Sí, pudo haber sido otra mujer la elegida pero fue ella y, por eso mismo, siempre volvemos a su corazón a su misma existencia. Dios quiso que las cosas fueran así y así fueron.

 Bueno. Decimos que volvemos a María. Y lo hacemos porque ella representa, por encima de todos los aquí traídos (¡Y los hay importantes!), la encarnación viva de la esperanza.

 Podemos imaginar a la joven María en su pueblo, Nazaret. Ella ha recibido una visita más que especial. Se le ha preguntado si quería ser la Madre de Dios y ella ha respondido que sí. Y, además, se ha manifestado ante el Ángel Gabriel (que la ha llamado la “llena de gracia”, nada más y nada menos) como la “esclava del Señor” porque así creía que lo era, con franqueza lo creía desde que se había consagrado (a lo mejor en secreto entre ella misma y Dios) en total cuerpo y alma al Todopoderoso. 
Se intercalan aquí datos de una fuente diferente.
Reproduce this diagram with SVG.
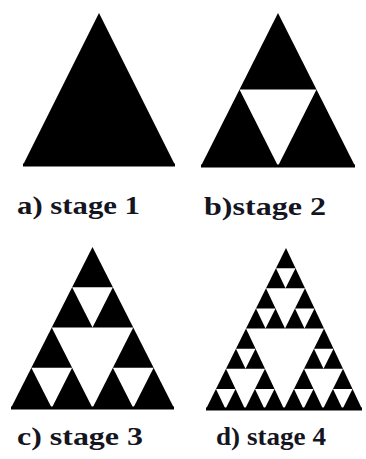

María, por tanto, sabía mucho de lo que iba a pasar desde entonces en adelante. Y en aquellos días previos al nacimiento del Mesías, en aquel primer Adviento, la Madre tuvo que pensar muchas veces en todo lo que le había pasado, lo que le estaba pasando entonces y lo que iba a pasar después de que viniera al mundo Jesús, que era el nombre que se le había dicho debía llevar la criatura que iba a nacer. Ella tuvo que mantener la esperanza porque, además nunca la había perdido. Y nunca la había perdido porque, considerándose hija de Dios y portadora de su Hijo, no podía más que creer que todo lo que había pasado era la prueba más veraz de que su esperanza se estaba cumpliendo paso a paso, momento a momento y realidad tras realidad espiritual. 

Ella, María la Madre de Dios y nuestra, nunca dejaría de mantener la esperanza. Incluso en los momentos más que difíciles (que, sin duda llegaría, como le profetizaría Simeón) sabía que su Creador nunca la iba a dejar sola. Entonces, ¿a quién iba a temer y a qué iba a temer? Y es que sabía que todo se ordena para bien de los aman a Dios y eso nadie podía ganar a la hija de Joaquín y de Ana. 

Vemos, por tanto, que tenemos más de un creyente en el que podemos confiar para que nos eche una mano en esto de mantener la esperanza. Y es que si, como se suele decir, la esperanza es lo último que se pierde, bien sabemos nosotros, hijos de Dios, que no es que no debamos perderla sino que hacerlo es un grave pecado. Caer, pues, en desesperación es hacer muy de menos a Dios que nos contempla y nos dice que nos quiere.

 Y si, acaso, tenemos alguna duda acerca de esto, echemos una mirada a los que hemos aquí traído. Toda desesperanza, entonces, caerá por su propio peso.